I’m dipping my toes back into the writing world. I’ve had to take a break, for a number of reasons (I talked a little about it in my Coffee Share this past weekend), but I know it’s time to start easing myself back into writing, of any form.
I’ve been thinking some about the kind of writing I do. I have a deep interest in writing fiction, but the stories aren’t flowing as strongly as they once were. It’s probably a combination of things – my depression and anxiety have been running pretty rampant this year, and I’ve had a pretty full schedule between Jamberry work, my day-job, figuring out some health issues and social things. So my energy has been pretty drained, making it hard to muster up what I need to do my writing. There also is a distinct lack of “free time.” Not to mention I haven’t been reading as much (damn you, depression, making it so I am not able to really become engrossed in a book), which has traditionally been one of my fiction-writing-inspiration-points.
More and more, probably because of many of those same factors, I’ve been finding myself drawn to the idea of writing non-fiction. I have moments where I think that things I’m going through, things I have knowledge of, might be of interest to others. But that instantly gets knocked down by fear (thanks anxiety). What if I don’t actually have something worth saying? What if what I have to say isn’t of interest to anyone else? What if… what if… what if…. And my writing ambitions get swallowed up by the fear that those things I have to say – some of them quite important to me and my life-journey -will be discredited and torn apart.
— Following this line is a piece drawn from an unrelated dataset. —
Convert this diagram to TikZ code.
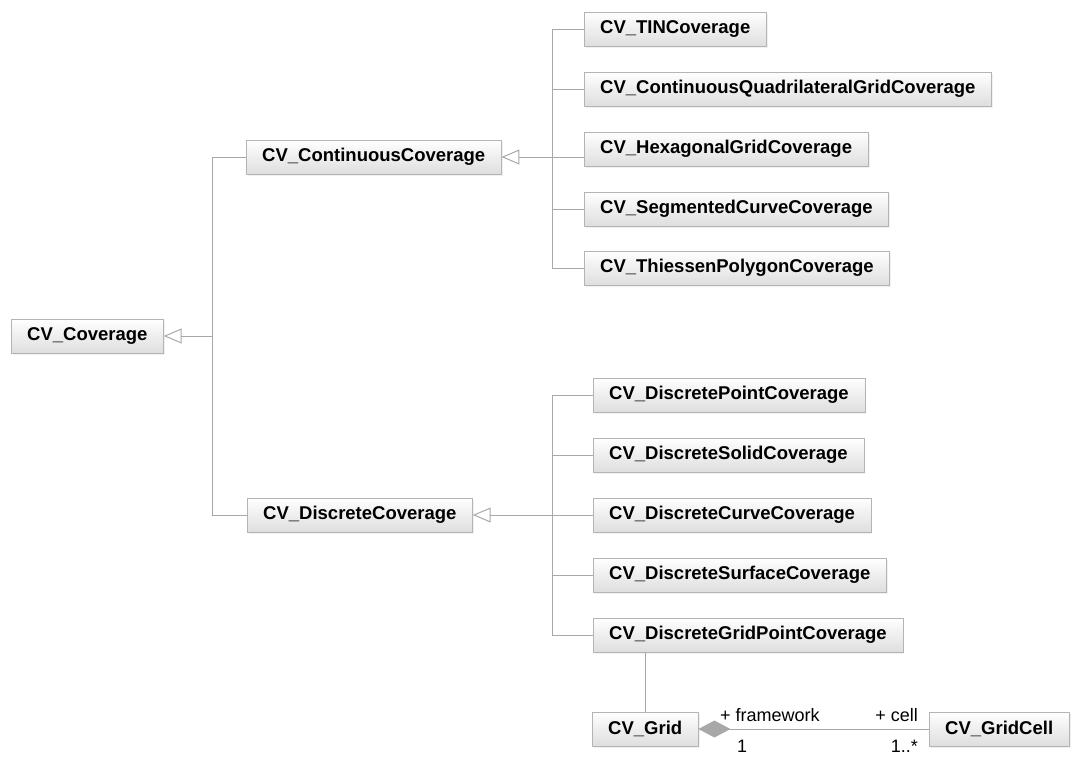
\documentclass[tikz,border=0pt]{standalone}
\usepackage{fontspec}
\setmainfont{Liberation Sans}
\usetikzlibrary{arrows.meta,shadows}
\definecolor{UML_Line}{HTML}{A8A8A8}
\definecolor{UML_Border}{HTML}{B4B4B4}

\begin{document}
\begin{tikzpicture}[x=1pt, y=-1pt,
    cls/.style={draw=UML_Border, top color=white, bottom color=black!13, anchor=west,
      minimum height=34pt, inner xsep=16pt, font=\fontsize{18.5}{20}\selectfont\bfseries,
      drop shadow={opacity=0.12, shadow xshift=1.5pt, shadow yshift=-1.5pt}},
    link/.style={draw=UML_Line, line width=1pt},
    gen/.style={link, -{Triangle[open, length=18pt, width=15pt]}},
    agg/.style={link, {Diamond[length=32pt, width=17pt]}-},
    role/.style={font=\fontsize{18}{20}\selectfont, inner sep=0pt}]
    \useasboundingbox (0,0) rectangle (1075,756);

    % Root class
    \node[cls] (cov) at (11,336) {CV\_Coverage};

    % Second level
    \node[cls] (ccov) at (246,157) {CV\_ContinuousCoverage};
    \node[cls] (dcov) at (247,515) {CV\_DiscreteCoverage};

    % Continuous coverages
    \node[cls] (tin)  at (584,29)  {CV\_TINCoverage};
    \node[cls] (cqgc) at (584,89)  {CV\_ContinuousQuadrilateralGridCoverage};
    \node[cls] (hex)  at (584,149) {CV\_HexagonalGridCoverage};
    \node[cls] (seg)  at (584,209) {CV\_SegmentedCurveCoverage};
    \node[cls] (thi)  at (584,268) {CV\_ThiessenPolygonCoverage};

    % Discrete coverages
    \node[cls] (dpt)  at (593,395) {CV\_DiscretePointCoverage};
    \node[cls] (dsol) at (593,455) {CV\_DiscreteSolidCoverage};
    \node[cls] (dcur) at (593,515) {CV\_DiscreteCurveCoverage};
    \node[cls] (dsrf) at (593,575) {CV\_DiscreteSurfaceCoverage};
    \node[cls] (dgp)  at (593,635) {CV\_DiscreteGridPointCoverage};

    % Grid
    \node[cls] (grid) at (592,729) {CV\_Grid};
    \node[cls] (cell) at (929,729) {CV\_GridCell};

    % Generalisation buses
    \coordinate (covbus)  at (212,336);
    \coordinate (ccovbus) at (552,157);
    \coordinate (dcovbus) at (552,515);

    \draw[gen] (covbus) -- (cov.east);
    \draw[link] (ccov.west) -- (ccov.west -| covbus) -- (dcov.west -| covbus) -- (dcov.west);

    \draw[gen] (ccovbus) -- (ccov.east);
    \draw[link] (tin.west) -- (tin.west -| ccovbus) -- (thi.west -| ccovbus) -- (thi.west);
    \foreach \n in {cqgc,seg}
        \draw[link] (\n.west) -- (\n.west -| ccovbus);
    \draw[link] (ccovbus) -- (ccovbus -| hex.west);

    \draw[gen] (dcovbus) -- (dcov.east);
    \draw[link] (dpt.west) -- (dpt.west -| dcovbus) -- (dgp.west -| dcovbus) -- (dgp.west);
    \foreach \n in {dsol,dsrf}
        \draw[link] (\n.west) -- (\n.west -| dcovbus);
    \draw[link] (dcovbus) -- (dcovbus -| dcur.west);

    % Grid point coverage to grid
    \draw[link] (grid.north) -- (grid.north |- dgp.south);

    % Aggregation
    \draw[agg, fill=UML_Line] (grid.east) -- (cell.west);
    \node[role, anchor=base west] (fwrole)   at (720,721) {+ framework};
    \node[role, anchor=base east] (cellrole) at (918,721) {+ cell};
    \node[role, anchor=base west] (fwmult)   at (737,752) {1};
    \node[role, anchor=base east] (cellmult) at (918,752) {1..*};

\end{tikzpicture}
\end{document}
That someone will say that I’m wrong, and therefore, somehow, invalidate all that I think and feel on a topic.
It’s ridiculous, I know, but it’s a fear nonetheless.
When I’m writing fiction it’s easy (well, easier) to shrug things off if someone else doesn’t like what I’ve written. “Not the target audience,” can be a wonderfully comforting phrase. It’s also easier to separate from myself. While my fiction is certainly infused with my reality, drawing from what I ‘know,’ it is still something separate from myself. Non-fiction is much closer, at least the sort I’ve been thinking about writing, and so the risk factor becomes so much higher.